Wendy and I opened a bottle of wine and settled down to beating the odds. We eventually got in the ‘two of plain legs’ and ‘two of axle legs’ (‘of’ incorrectly used it the manualist’s favourite word), though I alone wouldn’t have been able to, tried to guess what a ‘cylinder hook’ was and where it went (it didn’t seem to have a use anyway) and two hours and two bottles later, with bruised hands and scraped knuckles from trying to insert washers and nuts in places where only a midget’s hand could fit, we gave up for the night. Putting the handle on the hood was just too much. Why can’t they sell the damn’ hood with its handle ON?
I retired to my computer and tried to register the warranty for the Masport Misfit. It takes quite a while and it won’t accept your ‘form’ if you don’t fill in certain marked areas. One of these was ‘serial number’ (another was ‘phone number’, Masport is seriously unfriendly to we deaf folk who don’t have such things). I think Masport’s website must have been created by the same man who wrote the manual.

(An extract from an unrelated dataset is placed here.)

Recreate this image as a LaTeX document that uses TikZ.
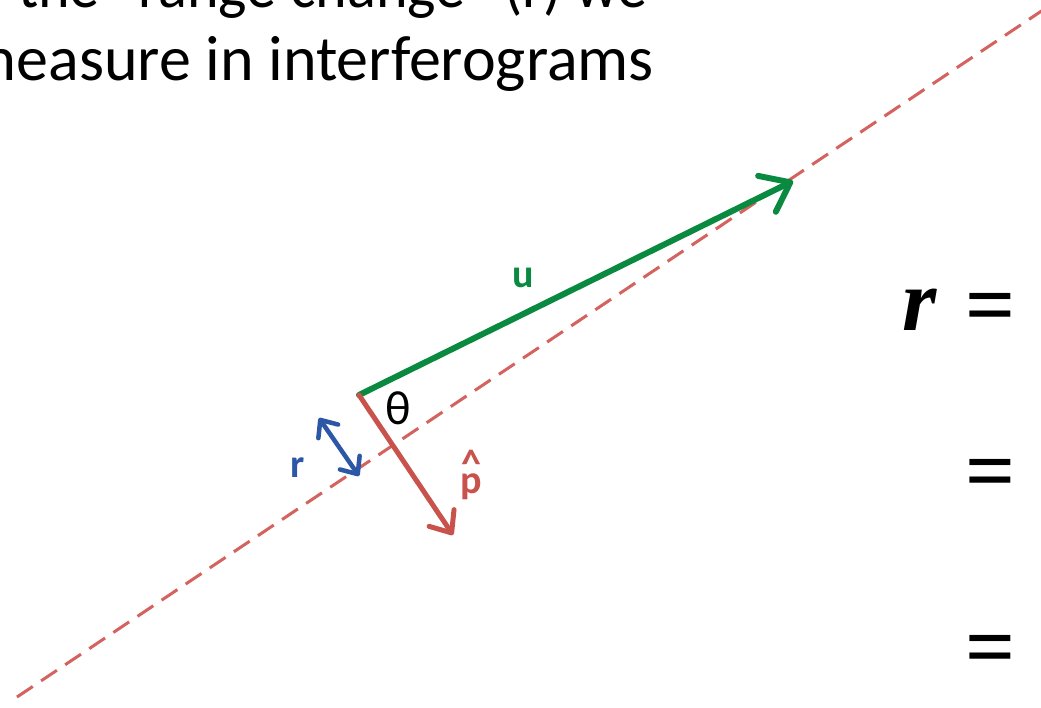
\documentclass[tikz,border=0pt]{standalone}
\usepackage{fontspec}
\setmainfont{Carlito}
\newfontfamily\timesfont{Liberation Serif}
\usetikzlibrary{arrows.meta}
\definecolor{ugreen}{RGB}{10,138,64}
\definecolor{pred}{RGB}{200,82,76}
\definecolor{rblue}{RGB}{44,86,166}
\definecolor{dashred}{RGB}{212,98,94}
\tikzset{
  dashline/.style={draw=dashred, line width=3pt, dash pattern=on 19pt off 10pt},
  uarrow/.style={draw=ugreen, line width=6pt, line cap=round,
    -{Straight Barb[length=26pt, width=40pt, line width=6pt, round]}},
  parrow/.style={draw=pred, line width=5pt, line cap=round,
    -{Straight Barb[length=18pt, width=30pt, line width=5pt, round]}},
  rarrow/.style={draw=rblue, line width=4.5pt, line cap=round,
    {Straight Barb[length=14pt, width=24pt, line width=4.5pt, round]}-{Straight Barb[length=14pt, width=24pt, line width=4.5pt, round]}},
  toptext/.style={font=\fontsize{64}{72}\selectfont, inner sep=0pt, text=black},
  lbl/.style={font=\fontsize{40}{48}\selectfont\bfseries, inner sep=0pt},
  eqtext/.style={font=\timesfont\fontsize{88}{100}\selectfont\bfseries, inner sep=0pt, text=black}
}
\begin{document}
\begin{tikzpicture}[x=1pt,y=-1pt]
\useasboundingbox (0,0) rectangle (1041,707);
\clip (0,0) rectangle (1041,707);
\fill[white] (0,0) rectangle (1041,707);
% top text
\node[toptext, anchor=base west, xscale=0.94, transform shape] (t1) at (18,7) {the “range change” (r) we};
\node[toptext, anchor=base east] (t2) at (654,80) {measure in interferograms};
% dashed line of sight
\coordinate (L1) at (17,697);
\coordinate (L2) at (1043,10);
\draw[dashline] (L1) -- (L2);
% vectors
\coordinate (O) at (359,395);
\coordinate (U) at (793,181);
\coordinate (P) at (453,535);
\coordinate (B1) at (319,418);
\coordinate (B2) at (359,476);
\draw[uarrow] (O) -- (U);
\draw[parrow] (O) -- (P);
\draw[rarrow] (B1) -- (B2);
% labels
\node[lbl, text=ugreen] (lu) at (523,278) {u};
\node[font=\fontsize{48}{56}\selectfont, inner sep=0pt] (lth) at (398,408) {θ};
\node[lbl, text=rblue] (lr) at (298,468) {r};
\node[lbl, text=pred, align=center, anchor=base] (lp) at (471,493) {\^{}\\[-32pt]p};
% equations
\node[eqtext, anchor=base] (req) at (920,330) {\textit{r}};
\node[eqtext, anchor=base] (e1) at (991,334) {=};
\node[eqtext, anchor=base] (e2) at (991,500) {=};
\node[eqtext, anchor=base] (e3) at (991,676) {=};
\end{tikzpicture}
\end{document}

By 9pm, I felt like dismantling the wretched piece of machinery and dumping it on Mitre 10’s doorstep at midnight.
Instead, I howled off my frustration by e-mail to the Masport Customer Service department. And suddenly things began to improve. One by one, a young lady named Kim began to set things to right. I don’t know how many emails we’ve exchanged now, but each time we ‘speak’ another frustration vanishes. I won’t say the thing is, finally,100 percent assembled as it should be (and I hold the manual writer 100% responsible if it blows up at first lighting), but at least we have a barbecue… oh, and by the way, the Masport 4 model, guess what, DOESN’T HAVE A SERIAL NUMBER!




Masport needs seriously to get its act together. I won’t be buying another of its products until I am assured that it is a New Zealand firm, with New Zealand employees, manuals written by someone with at least a pass in School Cert English (and Engineering?) and a website set up by someone feeling and competent ... and while they are at it they should make Kim managing director. Or at least head of personnel or advertising. And get her to write the manual, too, as she obviously understands these things. Thanks, Kim.

PS The machine is scheduled to make its debut tomorrow night when a small slice of the Canterbury theatre world comes to visit .. If you read in the paper that half of New Zealand’s top talent was wiped out by an explosion at Sefton, you can blame the (?) Japanese author of the maddening Masport manual.